On June 24, The Collegian asked University of Richmond community members to share how they felt about the overturn of Roe v. Wade. Here are some of the responses:
“Not only do I feel that this is a violation of both my human and political rights, but it puts the lives of so many people — particularly individuals of color — in danger. This will not stop abortions, it will only make them dangerous for a majority of people. Virginia protections are very much threatened with our current state legislature and governor. This is a horrifying thought as a woman living on a college campus in which rape culture is both rampant and excused. The court's decision makes me feel unsafe no matter where I am, but particularly while I am at a school that is doing next to nothing to prevent sexual assault.”
— Julia Berutti, '23
“I’m a Christian male and Republican. I am ashamed that people will value their religious beliefs over the safety and care of our nation’s women. I hear people say it’s a sin to be pro-choice and that ‘God will punish you,’ but if it is such a sin to support women’s rights, then one day I’ll answer for it. But, until then, I’m going to keep preaching for women’s rights. People are pro-life until it’s their loved one whose life is on the line where an abortion could save their life. I hope one day we can recognize this wrong-doing and fix it.”

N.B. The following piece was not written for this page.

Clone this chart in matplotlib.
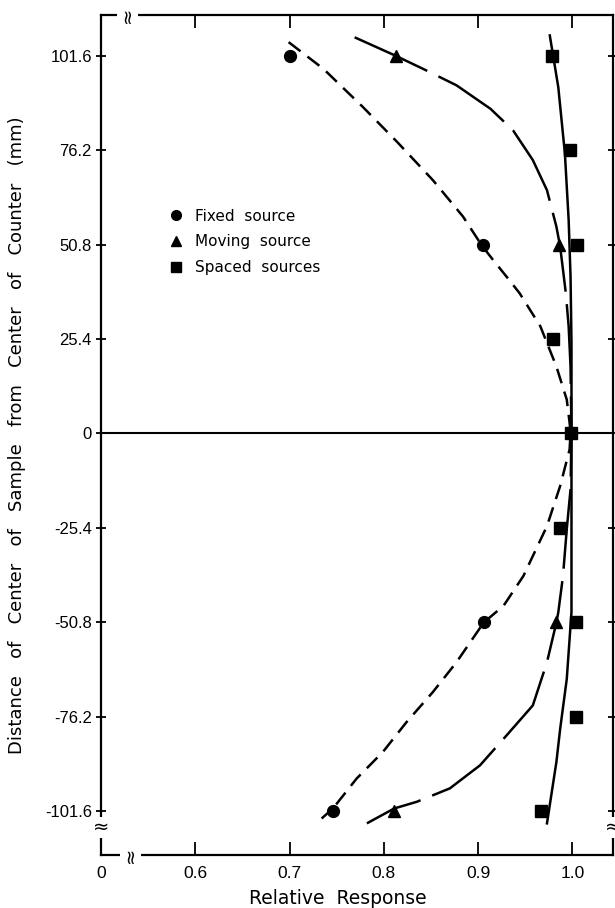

“In my heart and soul, [I feel] overjoyed! I write this as I nurse my newborn daughter, and as I remember the sorrow I felt when my first pregnancy unexpectedly ended at eight weeks. In my head, as I anticipate "the summer of rage," I fear lost relationships from friends who have adopted the party line that a woman is not truly free unless she has the right to kill her child. You cannot divorce abortion from the fact that it is the premeditated ending of a human life. Abortion is antithetical to freedom in so many ways, but the idea can't be explored in handy memes and TikTok stories. The law has been passed, and, instead of rage, it is time for people to really put a scope on what abortion is and what it has done to children and women over the years. I pray that the "summer of rage" will result instead in the conversion of hearts toward a culture of life.”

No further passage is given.